[Begin]
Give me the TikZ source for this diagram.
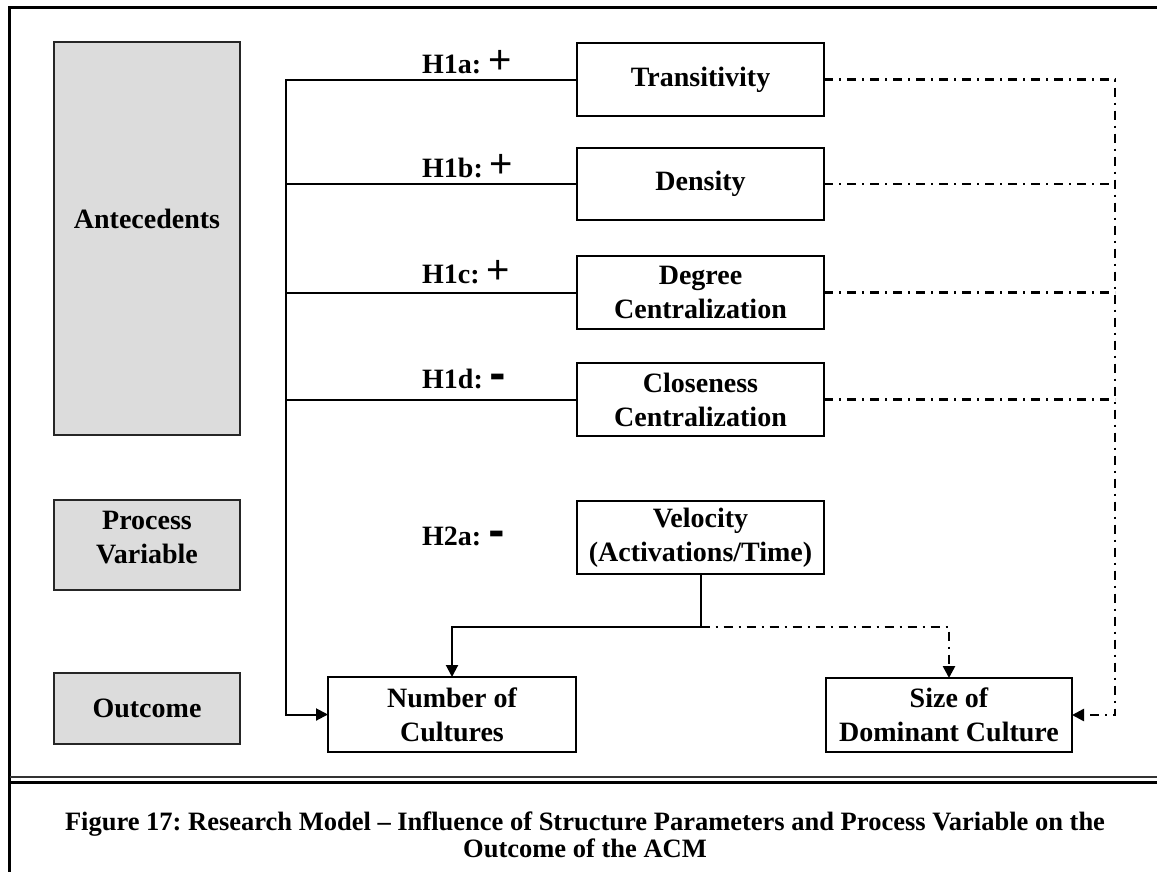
\documentclass[tikz,border=0pt]{standalone}
\usepackage{fontspec}
\setmainfont{Liberation Serif}
\newfontfamily\plusfont{Liberation Sans}
\newfontfamily\minusfont{DejaVu Sans}
\usetikzlibrary{arrows.meta}
\frenchspacing

% sign glyphs used in the hypothesis labels
\newcommand{\plussign}{{\plusfont\mdseries\fontsize{40}{40}\selectfont +}}
\newcommand{\minussign}{{\minusfont\bfseries\fontsize{40}{40}\selectfont -}}

\tikzset{
  lbltext/.style={font=\bfseries\fontsize{28}{34}\selectfont, align=center},
  greybox/.style={draw=black!85, line width=1.5pt, fill={rgb,255:red,220;green,220;blue,220},
    minimum width=186pt, inner sep=0pt, outer sep=0pt},
  varbox/.style={lbltext, draw=black, line width=2pt, fill=white,
    minimum width=247pt, minimum height=73pt, inner sep=0pt, outer sep=0pt},
  hyplabel/.style={font=\bfseries\fontsize{28}{34}\selectfont, inner sep=0pt, anchor=base west},
  solidlink/.style={draw=black, line width=2pt},
  dashlink/.style={draw=black, line width=2.5pt, dash pattern=on 9pt off 6pt on 2pt off 6pt},
  tip/.style={-{Triangle[length=12pt,width=12pt]}},
  captext/.style={font=\bfseries\fontsize{26.5}{30}\selectfont, inner sep=0pt, anchor=base}
}

\begin{document}
\begin{tikzpicture}[x=1pt, y=-1pt]
\useasboundingbox (0,0) rectangle (1157,871);
\fill[white] (0,0) rectangle (1157,871);

% table frame around the figure and its caption
\draw[line width=3pt] (1170,7.5) -- (9.5,7.5) -- (9.5,880);
\draw[line width=1.5pt, black!80] (9.5,777) -- (1170,777);
\draw[line width=2.5pt] (9.5,782.5) -- (1170,782.5);

% category boxes on the left (their text sits a little above centre)
\node[greybox, minimum height=393pt] (ante) at (147,238.5) {};
\node[lbltext] (antetext) at ([yshift=20pt]ante.center) {Antecedents};
\node[greybox, minimum height=90pt] (proc) at (147,545) {};
\node[lbltext] (proctext) at ([yshift=7.5pt]proc.center) {Process\\Variable};
\node[greybox, lbltext, minimum height=71pt] (outc) at (147,708.5) {Outcome};

% structure parameters
\node[varbox] (trans) at (700.5,79.5) {Transitivity};
\node[varbox, minimum height=72pt] (dens) at (700.5,184) {Density};
\node[varbox] (degc) at (700.5,292.5) {Degree\\Centralization};
\node[varbox] (clos) at (700.5,399.5) {Closeness\\Centralization};

% process variable
\node[varbox] (velo) at (700.5,537.5) {Velocity\\(Activations/Time)};

% outcomes
\node[varbox, minimum width=248pt, minimum height=75pt] (numc) at (452,714.5) {Number of\\Cultures};
\node[varbox, minimum width=246pt, minimum height=74pt] (size) at (949,715) {Size of\\Dominant Culture};

% hypothesis labels
\node[hyplabel] (h1a) at (422,73) {H1a: \plussign};
\node[hyplabel] (h1b) at (422,177) {H1b: \plussign};
\node[hyplabel] (h1c) at (422,283) {H1c: \plussign};
\node[hyplabel] (h1d) at (422,388) {H1d: \minussign};
\node[hyplabel] (h2a) at (422,545) {H2a: \minussign};

% solid links into Number of Cultures
\coordinate (spine) at (286,79.5);
\draw[solidlink, tip] (trans.west) -- (spine) -- (spine |- numc.west) -- (numc.west);
\draw[solidlink] (dens.west) -- (dens.west -| spine);
\draw[solidlink] (degc.west) -- (degc.west -| spine);
\draw[solidlink] (clos.west) -- (clos.west -| spine);

\coordinate (junc) at (700.5,627);
\draw[solidlink, tip] (velo.south) -- (junc) -| (numc.north);

% dash-dotted links into Size of Dominant Culture
\coordinate (rail) at (1115,79.5);
\draw[dashlink, tip] (trans.east) -- (rail) -- (rail |- size.east) -- (size.east);
\draw[dashlink] (dens.east) -- (dens.east -| rail);
\draw[dashlink] (degc.east) -- (degc.east -| rail);
\draw[dashlink] (clos.east) -- (clos.east -| rail);
\draw[dashlink, tip] (junc) -| (size.north);

% caption
\node[captext] (cap1) at (585,830) {Figure 17: Research Model -- Influence of Structure Parameters and Process Variable on the};
\node[captext] (cap2) at (585,857) {Outcome of the ACM};
\end{tikzpicture}
\end{document}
[End]
» STATED TASK
Leave the images out and output the remaining material exactly as it stands.

» FULL ANSWER
Give me the TikZ source for this diagram.
\documentclass[tikz,border=0pt]{standalone}
\usepackage{fontspec}
\setmainfont{Liberation Serif}
\newfontfamily\plusfont{Liberation Sans}
\newfontfamily\minusfont{DejaVu Sans}
\usetikzlibrary{arrows.meta}
\frenchspacing

% sign glyphs used in the hypothesis labels
\newcommand{\plussign}{{\plusfont\mdseries\fontsize{40}{40}\selectfont +}}
\newcommand{\minussign}{{\minusfont\bfseries\fontsize{40}{40}\selectfont -}}

\tikzset{
  lbltext/.style={font=\bfseries\fontsize{28}{34}\selectfont, align=center},
  greybox/.style={draw=black!85, line width=1.5pt, fill={rgb,255:red,220;green,220;blue,220},
    minimum width=186pt, inner sep=0pt, outer sep=0pt},
  varbox/.style={lbltext, draw=black, line width=2pt, fill=white,
    minimum width=247pt, minimum height=73pt, inner sep=0pt, outer sep=0pt},
  hyplabel/.style={font=\bfseries\fontsize{28}{34}\selectfont, inner sep=0pt, anchor=base west},
  solidlink/.style={draw=black, line width=2pt},
  dashlink/.style={draw=black, line width=2.5pt, dash pattern=on 9pt off 6pt on 2pt off 6pt},
  tip/.style={-{Triangle[length=12pt,width=12pt]}},
  captext/.style={font=\bfseries\fontsize{26.5}{30}\selectfont, inner sep=0pt, anchor=base}
}

\begin{document}
\begin{tikzpicture}[x=1pt, y=-1pt]
\useasboundingbox (0,0) rectangle (1157,871);
\fill[white] (0,0) rectangle (1157,871);

% table frame around the figure and its caption
\draw[line width=3pt] (1170,7.5) -- (9.5,7.5) -- (9.5,880);
\draw[line width=1.5pt, black!80] (9.5,777) -- (1170,777);
\draw[line width=2.5pt] (9.5,782.5) -- (1170,782.5);

% category boxes on the left (their text sits a little above centre)
\node[greybox, minimum height=393pt] (ante) at (147,238.5) {};
\node[lbltext] (antetext) at ([yshift=20pt]ante.center) {Antecedents};
\node[greybox, minimum height=90pt] (proc) at (147,545) {};
\node[lbltext] (proctext) at ([yshift=7.5pt]proc.center) {Process\\Variable};
\node[greybox, lbltext, minimum height=71pt] (outc) at (147,708.5) {Outcome};

% structure parameters
\node[varbox] (trans) at (700.5,79.5) {Transitivity};
\node[varbox, minimum height=72pt] (dens) at (700.5,184) {Density};
\node[varbox] (degc) at (700.5,292.5) {Degree\\Centralization};
\node[varbox] (clos) at (700.5,399.5) {Closeness\\Centralization};

% process variable
\node[varbox] (velo) at (700.5,537.5) {Velocity\\(Activations/Time)};

% outcomes
\node[varbox, minimum width=248pt, minimum height=75pt] (numc) at (452,714.5) {Number of\\Cultures};
\node[varbox, minimum width=246pt, minimum height=74pt] (size) at (949,715) {Size of\\Dominant Culture};

% hypothesis labels
\node[hyplabel] (h1a) at (422,73) {H1a: \plussign};
\node[hyplabel] (h1b) at (422,177) {H1b: \plussign};
\node[hyplabel] (h1c) at (422,283) {H1c: \plussign};
\node[hyplabel] (h1d) at (422,388) {H1d: \minussign};
\node[hyplabel] (h2a) at (422,545) {H2a: \minussign};

% solid links into Number of Cultures
\coordinate (spine) at (286,79.5);
\draw[solidlink, tip] (trans.west) -- (spine) -- (spine |- numc.west) -- (numc.west);
\draw[solidlink] (dens.west) -- (dens.west -| spine);
\draw[solidlink] (degc.west) -- (degc.west -| spine);
\draw[solidlink] (clos.west) -- (clos.west -| spine);

\coordinate (junc) at (700.5,627);
\draw[solidlink, tip] (velo.south) -- (junc) -| (numc.north);

% dash-dotted links into Size of Dominant Culture
\coordinate (rail) at (1115,79.5);
\draw[dashlink, tip] (trans.east) -- (rail) -- (rail |- size.east) -- (size.east);
\draw[dashlink] (dens.east) -- (dens.east -| rail);
\draw[dashlink] (degc.east) -- (degc.east -| rail);
\draw[dashlink] (clos.east) -- (clos.east -| rail);
\draw[dashlink, tip] (junc) -| (size.north);

% caption
\node[captext] (cap1) at (585,830) {Figure 17: Research Model -- Influence of Structure Parameters and Process Variable on the};
\node[captext] (cap2) at (585,857) {Outcome of the ACM};
\end{tikzpicture}
\end{document}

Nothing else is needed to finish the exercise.